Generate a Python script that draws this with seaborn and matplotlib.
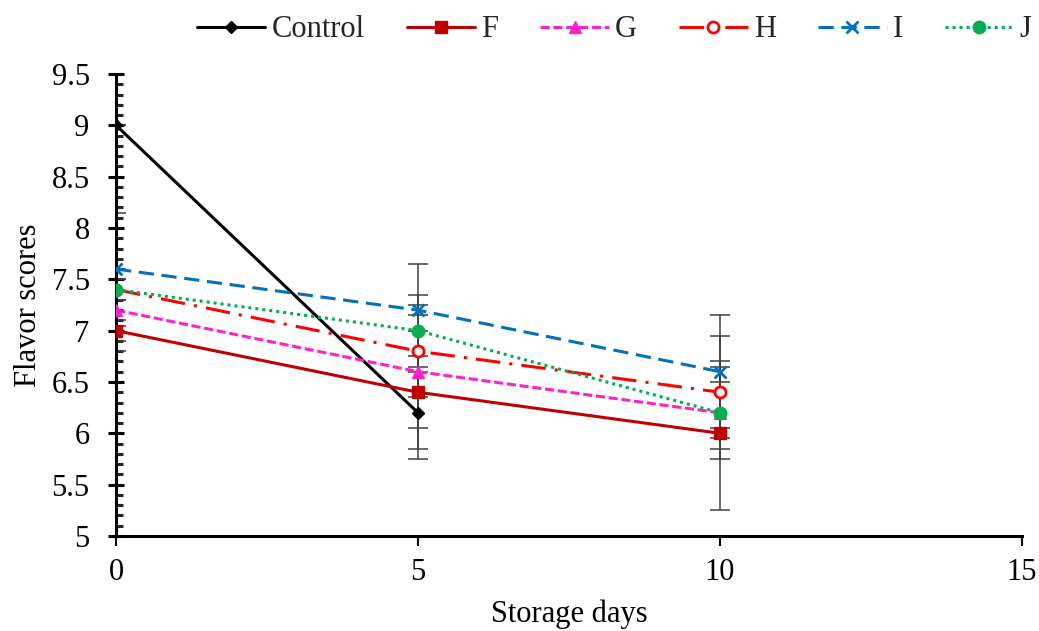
import numpy as np
import pandas as pd
import matplotlib
matplotlib.use("Agg")
import matplotlib.pyplot as plt
import seaborn as sns
from matplotlib.ticker import MultipleLocator

days = [0, 5, 10]
series_names = ["Control", "F", "G", "H", "I", "J"]
control_vals = [9.0, 6.2]
f_vals = [7.0, 6.4, 6.0]
g_vals = [7.2, 6.6, 6.2]
h_vals = [7.4, 6.8, 6.4]
i_vals = [7.6, 7.2, 6.6]
j_vals = [7.4, 7.0, 6.2]

control_err = [0.0, 0.45]
f_err = [0.1, 0.35, 0.05]
g_err = [0.4, 0.75, 0.45]
h_err = [0.1, 0.2, 0.55]
i_err = [0.55, 0.05, 0.1]
j_err = [0.1, 0.65, 0.95]

vals = [control_vals, f_vals, g_vals, h_vals, i_vals, j_vals]
errs = [control_err, f_err, g_err, h_err, i_err, j_err]

rows = []
for name, v, e in zip(series_names, vals, errs):
    for d, y, s in zip(days, v, e):
        rows.append({"series": name, "day": d, "score": y, "err": s})
df = pd.DataFrame(rows)

sns.set_style("white")
plt.rcParams["font.family"] = ["Liberation Serif", "DejaVu Serif"]

styles = {
    "Control": dict(color="#000000", marker="D", ms=6, dashes=(None, None), mfc="#000000"),
    "F": dict(color="#C00000", marker="s", ms=9, dashes=(None, None), mfc="#C00000"),
    "G": dict(color="#FF22CC", marker="^", ms=9, dashes=(3, 1.2), mfc="#FF22CC"),
    "H": dict(color="#FF0000", marker="o", ms=8, dashes=(8, 3, 1, 3), mfc="white"),
    "I": dict(color="#0070C0", marker="x", ms=8, dashes=(5, 2.5), mfc="#0070C0"),
    "J": dict(color="#00B050", marker="o", ms=9, dashes=(1, 1.3), mfc="#00B050"),
}

fig = plt.figure(figsize=(10.39, 6.31), dpi=100)
ax = fig.add_axes([0.1117, 0.1506, 0.8719, 0.7321])

# error bars first
for name in series_names:
    sub = df[df.series == name]
    ax.errorbar(sub.day, sub.score, yerr=sub.err, fmt="none", ecolor="#404040",
                elinewidth=1.1, capsize=7, capthick=1.1, zorder=2)

for name in series_names:
    sub = df[df.series == name]
    st = styles[name]
    sns.lineplot(data=sub, x="day", y="score", ax=ax, color=st["color"],
                 marker=st["marker"], markersize=st["ms"], linewidth=2.2,
                 markerfacecolor=st["mfc"], markeredgecolor=st["color"],
                 markeredgewidth=2.0 if name in ("H", "I") else 1.0,
                 label=name, errorbar=None, zorder=3)
    line = ax.get_lines()[-1]
    if st["dashes"][0] is not None:
        line.set_dashes(st["dashes"])

ax.set_xlim(0, 15)
ax.set_ylim(5, 9.5)
ax.xaxis.set_major_locator(MultipleLocator(5))
ax.yaxis.set_major_locator(MultipleLocator(0.5))
ax.yaxis.set_minor_locator(MultipleLocator(0.1))
ax.set_yticks(np.arange(5, 9.51, 0.5))
ax.set_yticklabels(["5", "5.5", "6", "6.5", "7", "7.5", "8", "8.5", "9", "9.5"])

for s in ["top", "right"]:
    ax.spines[s].set_visible(False)
for s in ["left", "bottom"]:
    ax.spines[s].set_color("black")
    ax.spines[s].set_linewidth(2.2)

ax.tick_params(axis="y", which="major", direction="inout", length=12, width=2.2,
               labelsize=22, colors="black", left=True, pad=13)
ax.tick_params(axis="y", which="minor", direction="in", length=5, width=2.2,
               left=True)
ax.tick_params(axis="x", which="major", direction="out", length=7, width=1.5,
               labelsize=22, colors="black", bottom=True, pad=9)

ax.set_xlabel("Storage days", fontsize=22, color="black", labelpad=9)
ax.set_ylabel("Flavor scores", fontsize=22, color="black", labelpad=6)

handles, labels = ax.get_legend_handles_labels()
ax.legend(handles, labels, loc="upper center", bbox_to_anchor=(0.591, 0.995),
          bbox_transform=fig.transFigure, ncol=6, frameon=False, fontsize=22,
          handlelength=2.25, columnspacing=1.37, handletextpad=0.2, borderaxespad=0.0)

fig.savefig("out.png", dpi=100)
..........
WRITTEN REQUEST: Repeat the data exactly, without the pictures.

EXERCISE SOLUTION:
Generate a Python script that draws this with seaborn and matplotlib.
import numpy as np
import pandas as pd
import matplotlib
matplotlib.use("Agg")
import matplotlib.pyplot as plt
import seaborn as sns
from matplotlib.ticker import MultipleLocator

days = [0, 5, 10]
series_names = ["Control", "F", "G", "H", "I", "J"]
control_vals = [9.0, 6.2]
f_vals = [7.0, 6.4, 6.0]
g_vals = [7.2, 6.6, 6.2]
h_vals = [7.4, 6.8, 6.4]
i_vals = [7.6, 7.2, 6.6]
j_vals = [7.4, 7.0, 6.2]

control_err = [0.0, 0.45]
f_err = [0.1, 0.35, 0.05]
g_err = [0.4, 0.75, 0.45]
h_err = [0.1, 0.2, 0.55]
i_err = [0.55, 0.05, 0.1]
j_err = [0.1, 0.65, 0.95]

vals = [control_vals, f_vals, g_vals, h_vals, i_vals, j_vals]
errs = [control_err, f_err, g_err, h_err, i_err, j_err]

rows = []
for name, v, e in zip(series_names, vals, errs):
    for d, y, s in zip(days, v, e):
        rows.append({"series": name, "day": d, "score": y, "err": s})
df = pd.DataFrame(rows)

sns.set_style("white")
plt.rcParams["font.family"] = ["Liberation Serif", "DejaVu Serif"]

styles = {
    "Control": dict(color="#000000", marker="D", ms=6, dashes=(None, None), mfc="#000000"),
    "F": dict(color="#C00000", marker="s", ms=9, dashes=(None, None), mfc="#C00000"),
    "G": dict(color="#FF22CC", marker="^", ms=9, dashes=(3, 1.2), mfc="#FF22CC"),
    "H": dict(color="#FF0000", marker="o", ms=8, dashes=(8, 3, 1, 3), mfc="white"),
    "I": dict(color="#0070C0", marker="x", ms=8, dashes=(5, 2.5), mfc="#0070C0"),
    "J": dict(color="#00B050", marker="o", ms=9, dashes=(1, 1.3), mfc="#00B050"),
}

fig = plt.figure(figsize=(10.39, 6.31), dpi=100)
ax = fig.add_axes([0.1117, 0.1506, 0.8719, 0.7321])

# error bars first
for name in series_names:
    sub = df[df.series == name]
    ax.errorbar(sub.day, sub.score, yerr=sub.err, fmt="none", ecolor="#404040",
                elinewidth=1.1, capsize=7, capthick=1.1, zorder=2)

for name in series_names:
    sub = df[df.series == name]
    st = styles[name]
    sns.lineplot(data=sub, x="day", y="score", ax=ax, color=st["color"],
                 marker=st["marker"], markersize=st["ms"], linewidth=2.2,
                 markerfacecolor=st["mfc"], markeredgecolor=st["color"],
                 markeredgewidth=2.0 if name in ("H", "I") else 1.0,
                 label=name, errorbar=None, zorder=3)
    line = ax.get_lines()[-1]
    if st["dashes"][0] is not None:
        line.set_dashes(st["dashes"])

ax.set_xlim(0, 15)
ax.set_ylim(5, 9.5)
ax.xaxis.set_major_locator(MultipleLocator(5))
ax.yaxis.set_major_locator(MultipleLocator(0.5))
ax.yaxis.set_minor_locator(MultipleLocator(0.1))
ax.set_yticks(np.arange(5, 9.51, 0.5))
ax.set_yticklabels(["5", "5.5", "6", "6.5", "7", "7.5", "8", "8.5", "9", "9.5"])

for s in ["top", "right"]:
    ax.spines[s].set_visible(False)
for s in ["left", "bottom"]:
    ax.spines[s].set_color("black")
    ax.spines[s].set_linewidth(2.2)

ax.tick_params(axis="y", which="major", direction="inout", length=12, width=2.2,
               labelsize=22, colors="black", left=True, pad=13)
ax.tick_params(axis="y", which="minor", direction="in", length=5, width=2.2,
               left=True)
ax.tick_params(axis="x", which="major", direction="out", length=7, width=1.5,
               labelsize=22, colors="black", bottom=True, pad=9)

ax.set_xlabel("Storage days", fontsize=22, color="black", labelpad=9)
ax.set_ylabel("Flavor scores", fontsize=22, color="black", labelpad=6)

handles, labels = ax.get_legend_handles_labels()
ax.legend(handles, labels, loc="upper center", bbox_to_anchor=(0.591, 0.995),
          bbox_transform=fig.transFigure, ncol=6, frameon=False, fontsize=22,
          handlelength=2.25, columnspacing=1.37, handletextpad=0.2, borderaxespad=0.0)

fig.savefig("out.png", dpi=100)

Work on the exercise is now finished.